**Exercise task**
Bring together all lines of the material below that contain the string "this".

**Record set**
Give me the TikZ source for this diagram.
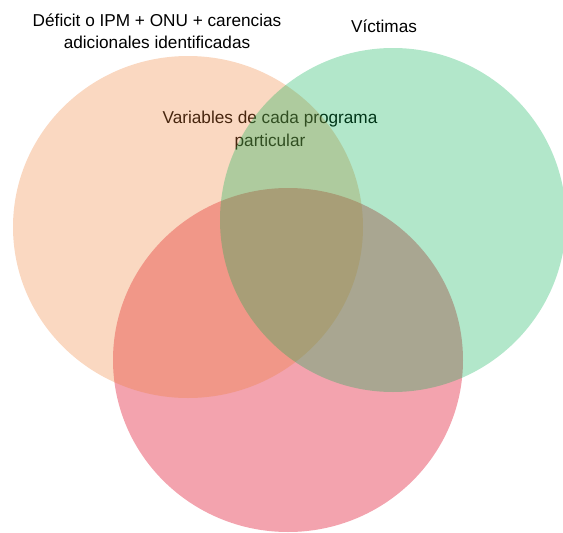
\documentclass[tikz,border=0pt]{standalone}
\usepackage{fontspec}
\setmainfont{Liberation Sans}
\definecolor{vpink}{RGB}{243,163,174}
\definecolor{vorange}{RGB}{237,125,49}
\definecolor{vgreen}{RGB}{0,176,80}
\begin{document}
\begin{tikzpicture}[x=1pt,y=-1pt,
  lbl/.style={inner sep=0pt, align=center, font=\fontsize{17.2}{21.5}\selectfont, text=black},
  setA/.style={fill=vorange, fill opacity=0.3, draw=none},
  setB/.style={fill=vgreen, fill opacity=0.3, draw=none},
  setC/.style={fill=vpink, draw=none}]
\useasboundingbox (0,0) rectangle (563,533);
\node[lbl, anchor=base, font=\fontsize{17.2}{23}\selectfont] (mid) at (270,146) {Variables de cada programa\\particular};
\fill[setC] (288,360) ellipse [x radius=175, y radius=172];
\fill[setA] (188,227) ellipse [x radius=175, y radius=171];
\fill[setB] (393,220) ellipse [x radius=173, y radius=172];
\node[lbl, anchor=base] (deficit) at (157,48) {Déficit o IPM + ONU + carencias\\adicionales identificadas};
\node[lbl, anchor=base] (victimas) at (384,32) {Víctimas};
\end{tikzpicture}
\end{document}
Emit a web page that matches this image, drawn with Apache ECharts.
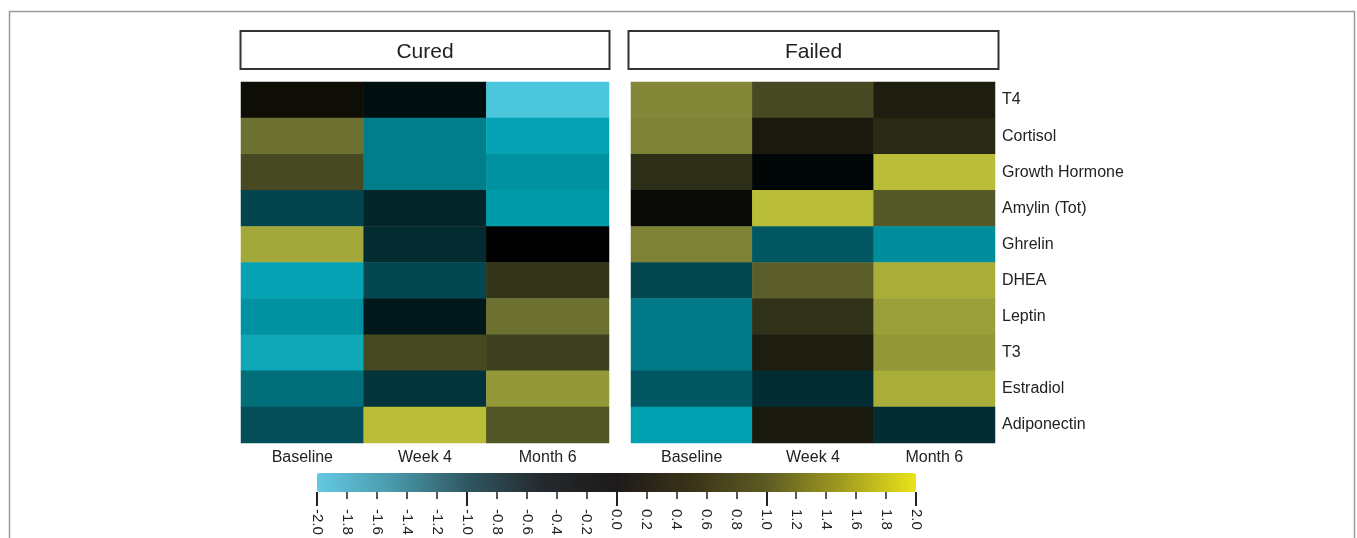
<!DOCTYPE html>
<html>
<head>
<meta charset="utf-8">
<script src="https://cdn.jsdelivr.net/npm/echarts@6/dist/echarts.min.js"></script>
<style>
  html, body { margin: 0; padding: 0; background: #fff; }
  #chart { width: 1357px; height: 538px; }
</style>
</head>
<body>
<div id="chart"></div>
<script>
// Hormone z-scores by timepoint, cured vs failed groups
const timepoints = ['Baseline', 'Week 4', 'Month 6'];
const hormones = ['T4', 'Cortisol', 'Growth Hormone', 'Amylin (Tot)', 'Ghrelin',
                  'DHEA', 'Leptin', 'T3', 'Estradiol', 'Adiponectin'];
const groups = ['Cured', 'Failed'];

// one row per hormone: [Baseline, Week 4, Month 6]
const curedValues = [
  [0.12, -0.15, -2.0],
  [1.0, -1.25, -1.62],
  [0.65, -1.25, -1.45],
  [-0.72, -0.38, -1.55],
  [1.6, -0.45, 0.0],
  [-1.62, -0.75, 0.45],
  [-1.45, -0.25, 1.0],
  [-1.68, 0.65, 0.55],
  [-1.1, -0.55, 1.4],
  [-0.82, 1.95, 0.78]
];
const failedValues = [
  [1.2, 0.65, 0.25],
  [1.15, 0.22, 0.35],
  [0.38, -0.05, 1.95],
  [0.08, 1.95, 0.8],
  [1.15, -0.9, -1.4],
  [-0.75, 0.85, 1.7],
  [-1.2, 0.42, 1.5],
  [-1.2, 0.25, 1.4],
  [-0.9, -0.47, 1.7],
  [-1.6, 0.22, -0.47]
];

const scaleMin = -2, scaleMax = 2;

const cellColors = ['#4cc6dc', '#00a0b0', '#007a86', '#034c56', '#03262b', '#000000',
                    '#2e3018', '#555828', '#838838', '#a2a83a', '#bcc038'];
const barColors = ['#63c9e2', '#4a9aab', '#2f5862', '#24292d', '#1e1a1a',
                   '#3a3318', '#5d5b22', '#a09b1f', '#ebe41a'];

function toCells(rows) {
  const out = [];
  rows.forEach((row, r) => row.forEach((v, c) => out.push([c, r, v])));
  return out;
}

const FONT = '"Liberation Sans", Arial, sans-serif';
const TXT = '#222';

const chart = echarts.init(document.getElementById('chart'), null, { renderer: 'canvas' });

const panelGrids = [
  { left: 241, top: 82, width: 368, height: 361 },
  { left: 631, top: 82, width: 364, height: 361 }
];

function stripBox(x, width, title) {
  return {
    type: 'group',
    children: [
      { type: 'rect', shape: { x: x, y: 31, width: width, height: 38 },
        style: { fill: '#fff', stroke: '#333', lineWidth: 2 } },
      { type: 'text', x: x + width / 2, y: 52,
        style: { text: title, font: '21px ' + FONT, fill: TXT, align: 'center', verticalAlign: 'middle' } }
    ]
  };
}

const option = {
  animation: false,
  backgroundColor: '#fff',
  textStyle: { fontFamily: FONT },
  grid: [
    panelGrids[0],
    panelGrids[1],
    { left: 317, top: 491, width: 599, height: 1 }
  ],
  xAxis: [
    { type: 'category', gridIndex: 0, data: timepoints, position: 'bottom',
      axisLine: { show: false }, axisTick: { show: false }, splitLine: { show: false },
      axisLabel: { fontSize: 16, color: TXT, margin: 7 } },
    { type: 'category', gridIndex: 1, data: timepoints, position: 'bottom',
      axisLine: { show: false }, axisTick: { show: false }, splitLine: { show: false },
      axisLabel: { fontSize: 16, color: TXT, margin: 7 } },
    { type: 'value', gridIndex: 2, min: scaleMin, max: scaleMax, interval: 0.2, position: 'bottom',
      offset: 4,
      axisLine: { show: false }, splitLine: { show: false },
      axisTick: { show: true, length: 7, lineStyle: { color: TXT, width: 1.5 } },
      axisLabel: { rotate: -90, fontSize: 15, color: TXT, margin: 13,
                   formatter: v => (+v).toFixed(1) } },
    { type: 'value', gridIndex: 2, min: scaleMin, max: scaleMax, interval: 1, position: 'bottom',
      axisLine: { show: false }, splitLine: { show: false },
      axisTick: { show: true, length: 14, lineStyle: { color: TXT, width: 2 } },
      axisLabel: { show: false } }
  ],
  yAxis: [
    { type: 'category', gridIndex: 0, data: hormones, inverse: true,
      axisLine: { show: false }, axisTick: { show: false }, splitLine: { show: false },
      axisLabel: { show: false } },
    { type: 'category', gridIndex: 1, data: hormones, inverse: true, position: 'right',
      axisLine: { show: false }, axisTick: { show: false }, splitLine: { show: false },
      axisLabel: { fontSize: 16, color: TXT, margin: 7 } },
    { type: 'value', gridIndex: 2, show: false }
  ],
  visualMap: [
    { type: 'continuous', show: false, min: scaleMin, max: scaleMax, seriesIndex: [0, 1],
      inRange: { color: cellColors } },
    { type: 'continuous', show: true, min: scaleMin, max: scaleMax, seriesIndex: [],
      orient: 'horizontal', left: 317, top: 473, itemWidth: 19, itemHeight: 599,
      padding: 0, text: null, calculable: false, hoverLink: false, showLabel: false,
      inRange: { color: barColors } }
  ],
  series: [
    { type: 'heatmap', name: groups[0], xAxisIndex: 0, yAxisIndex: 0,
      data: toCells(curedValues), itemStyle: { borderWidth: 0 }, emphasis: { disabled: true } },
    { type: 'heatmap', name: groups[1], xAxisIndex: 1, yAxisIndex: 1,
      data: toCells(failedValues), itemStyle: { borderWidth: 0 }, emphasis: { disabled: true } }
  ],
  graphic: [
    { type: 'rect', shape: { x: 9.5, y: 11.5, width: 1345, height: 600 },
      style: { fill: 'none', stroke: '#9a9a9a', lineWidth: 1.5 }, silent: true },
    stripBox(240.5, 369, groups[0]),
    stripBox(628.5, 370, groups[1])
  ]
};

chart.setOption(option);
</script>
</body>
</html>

**Written solution**
Give me the TikZ source for this diagram.
Emit a web page that matches this image, drawn with Apache ECharts.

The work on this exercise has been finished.